PON has a higher reliability because no electronic components are located in the harsh outside plant environment, which are prone to failure. PON do not need to be powered, except at the end points.
PON incurs lower operational expenditures, since there is no need to provide and monitor electrical power in the field or maintain backup batteries. Supply and maintenance of electrical power in outside plant is considered as one of the key operational costs in access networks.
PON don’t introduce bandwidth dependent technologies in the fiber path, substantially increasing the options for future upgrades.
PON provide rate and signal format transparency which becomes a sort of insurance policy that the access network could flexibly be upgraded as new technologies mature or new standards evolve.

PASSIVE OPTICAL NETWORKS (PON). TERMINOLOGY

PON consists of three main parts, generally known by the names-


OLT, for Optical Line Termination. Located at the Access Node (AN)
ONU/ONT, for Optical Network Unit/ Optical Network Terminal. Located at user’s
premises.
ODN, for Optical Distribution Network. It is the all-optical passive segment of the network connecting the OLT to ONU/ONTs.

The OLT and the ONUs/ONTs are the only active elements and are located at the serviceable endpoints of the PON.

The OLT provides the network operator’s interface to the aggregation/core network. The equipment behind the OLT can include switches, servers, routers, etc. The OLT also supports management functions and is capable of managing links to many ONU/ONTs.

The ONU/ONTs provide service interfaces to end users, converting signals from optical to electrical and delivering traffic. Several ONUs or ONTs are associated to a single OLT.

Generally, the PON remote unit is called ONU. However, when fibers terminate at the user´s premises, the remote unit is then called ONT, combining ONU and terminal equipment functionalities in the same device. In order to simplify the terminology, ONU and ONT will not be distinguished any longer in this guideline and ONT will be the single term to refer both PON end-user devices.

ONTs support their own links to the OLT. For economic reasons, ONTs don’t use top-performance optics and their internal components are capable of operating without any sophisticated temperature control. The OLT equipment can be somewhat more sophisticated, since it resides in a controlled environment, and its cost can be shared over many users served out of a single OLT port. As a result, a single ONT device is relatively inexpensive, while the OLT device tends to be more capable and thus more expensive.

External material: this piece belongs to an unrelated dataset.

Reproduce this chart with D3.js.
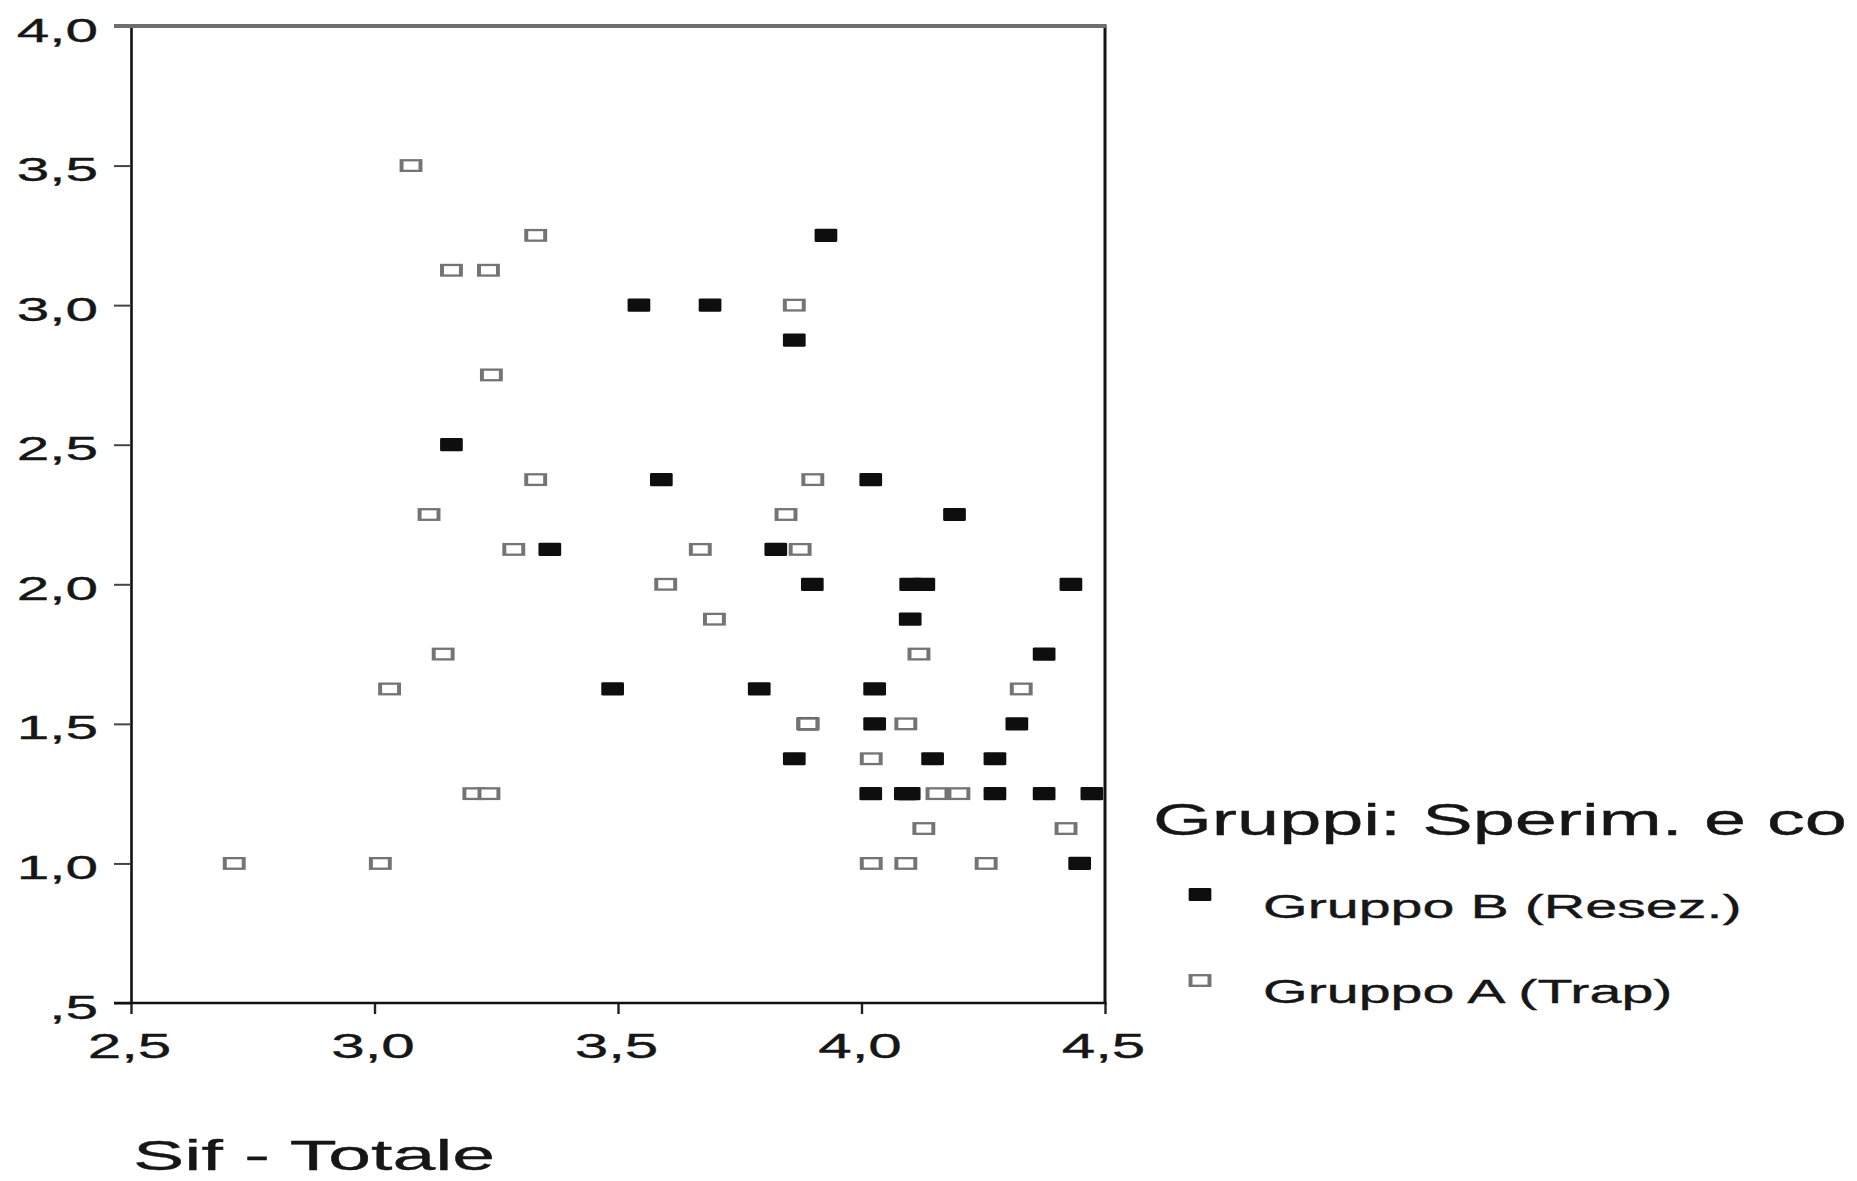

Tree topology is the most common topology in fiber access networks. The ODN forms a tree structure with the OLT as the root of the tree and the ONTs as leaves of this tree. Remote Nodes (RN) are located in intermediate points between the OLT and the ONTs and contain passive optical aggregation devices (in practice optical splitters). In more complex architectures, two or even three Remote Nodes stages might be present in the path from the OLT to the ONTs.